The United States has presented its interventions at the recent World Trade Organization (WTO) General Council meeting held on May 20-21, 2025. The discussions covered various agenda items and reflected ongoing concerns regarding transparency, financial contributions, and the need for reform within the organization.
During the session on the Committee on Budget, Finance and Administration's report from March 4, 2025, the U.S. supported a consensus on Yemen's payment plan but highlighted that it is reviewing its contributions to international organizations. "The United States is currently undergoing a comprehensive review of all contributions to international organizations," stated U.S. representatives.
Concerns were raised about administrative measures related to member arrears and transparency in Secretariat-led activities. The U.S. emphasized that "transparency is fundamental to a rules-based system," criticizing current practices as lacking sufficient clarity.
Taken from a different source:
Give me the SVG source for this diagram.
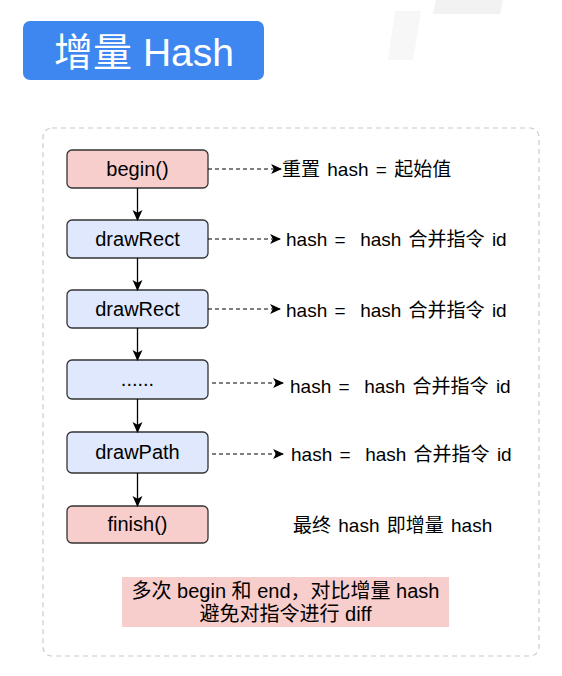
<svg xmlns="http://www.w3.org/2000/svg" width="562" height="676" viewBox="0 0 562 676">
<defs>
<marker id="ah" viewBox="0 0 10 10" refX="9" refY="5" markerWidth="11" markerHeight="11" markerUnits="userSpaceOnUse" orient="auto">
<path d="M0,0.5 L10,5 L0,9.5 L2.5,5 z" fill="#000"/>
</marker>
<style>
text{font-family:"Liberation Sans","Noto Sans CJK SC",sans-serif;fill:#000}
.node rect{stroke:#333;stroke-width:1.3}
.pink{fill:#f8cecc}
.blue{fill:#dfe8fc}
.nt{font-size:20px;text-anchor:middle}
.lb{font-size:19px;word-spacing:2px}
.nb{font-size:20px;text-anchor:middle}
.solid{stroke:#000;stroke-width:1.3;fill:none;marker-end:url(#ah)}
.dash{stroke:#000;stroke-width:1.2;fill:none;stroke-dasharray:4 3;marker-end:url(#ah)}
</style>
</defs>
<rect width="562" height="676" fill="#fff"/>
<g id="watermark">
<polygon points="395,11 421,11 413,60 388,60" fill="#f7f7f7"/>
<polygon points="436,0 503,0 500,14 433,14" fill="#f2f2f2"/>
</g>
<g id="title">
<rect x="23" y="21" width="241" height="59" rx="7" fill="#3e87f1"/>
<text x="144" y="66" style="font-size:39px;fill:#fff;text-anchor:middle">增量 Hash</text>
</g>
<rect id="container" x="43" y="128" width="496" height="528" rx="9" fill="none" stroke="#c7cad8" stroke-width="1.2" stroke-dasharray="5 4"/>
<g id="n-begin" class="node"><rect class="pink" x="67" y="150" width="141" height="38" rx="5"/><text class="nt" x="137.5" y="176">begin()</text></g>
<g id="n-rect1" class="node"><rect class="blue" x="67" y="220" width="141" height="38" rx="5"/><text class="nt" x="137.5" y="246">drawRect</text></g>
<g id="n-rect2" class="node"><rect class="blue" x="67" y="290" width="141" height="38" rx="5"/><text class="nt" x="137.5" y="316">drawRect</text></g>
<g id="n-dots" class="node"><rect class="blue" x="67" y="360" width="141" height="39" rx="5"/><text class="nt" x="137.5" y="386">......</text></g>
<g id="n-path" class="node"><rect class="blue" x="67" y="432" width="141" height="41" rx="5"/><text class="nt" x="137.5" y="459">drawPath</text></g>
<g id="n-finish" class="node"><rect class="pink" x="67" y="506" width="141" height="37" rx="5"/><text class="nt" x="137.5" y="531">finish()</text></g>
<g id="connectors">
<line class="solid" x1="137.5" y1="188" x2="137.5" y2="220"/>
<line class="solid" x1="137.5" y1="258" x2="137.5" y2="290"/>
<line class="solid" x1="137.5" y1="328" x2="137.5" y2="360"/>
<line class="solid" x1="137.5" y1="399" x2="137.5" y2="432"/>
<line class="solid" x1="137.5" y1="473" x2="137.5" y2="506"/>
<line class="dash" x1="208" y1="169" x2="281" y2="169"/>
<line class="dash" x1="208" y1="239" x2="280" y2="239"/>
<line class="dash" x1="208" y1="309" x2="280" y2="309"/>
<line class="dash" x1="212" y1="383" x2="283" y2="383"/>
<line class="dash" x1="212" y1="454" x2="283" y2="454"/>
</g>
<g id="labels">
<text class="lb" x="282" y="176">重置 hash = 起始值</text>
<text class="lb" x="286" y="246" xml:space="preserve">hash =  hash 合并指令 id</text>
<text class="lb" x="286" y="317" xml:space="preserve">hash =  hash 合并指令 id</text>
<text class="lb" x="290" y="393" xml:space="preserve">hash =  hash 合并指令 id</text>
<text class="lb" x="291" y="461" xml:space="preserve">hash =  hash 合并指令 id</text>
<text class="lb" x="293" y="532">最终 hash 即增量 hash</text>
</g>
<g id="note">
<rect x="122" y="577" width="327" height="50" fill="#f8cecc"/>
<text class="nb" x="285.5" y="598">多次 begin 和 end，对比增量 hash</text>
<text class="nb" x="285.5" y="621">避免对指令进行 diff</text>
</g>
</svg>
Regarding the incorporation of the Investment Facilitation for Development Agreement into Annex 4 of the WTO Agreement, while not intending to join IFDA, the U.S. did not object to its inclusion in the WTO framework as an Annex 4 plurilateral agreement.
In discussing follow-ups from past ministerial conferences such as MC13 in Abu Dhabi and others, the U.S. reiterated support for not imposing customs duties on electronic transmissions: "The moratorium...has supported the rapid growth of digital trade over the past two decades."
A statement by Singapore and Switzerland marked the occasion of WTO's 30th anniversary with calls for reform in light of challenges faced by multilateral trading systems. The U.S. expressed appreciation but stressed that meaningful reform requires participation from all members: "Meaningful reform will require participation by other Members...that have benefited from [WTO's] failure."
Throughout these discussions, emphasis was placed on fairness and reciprocity within global trade systems—a focus aligned with original WTO objectives.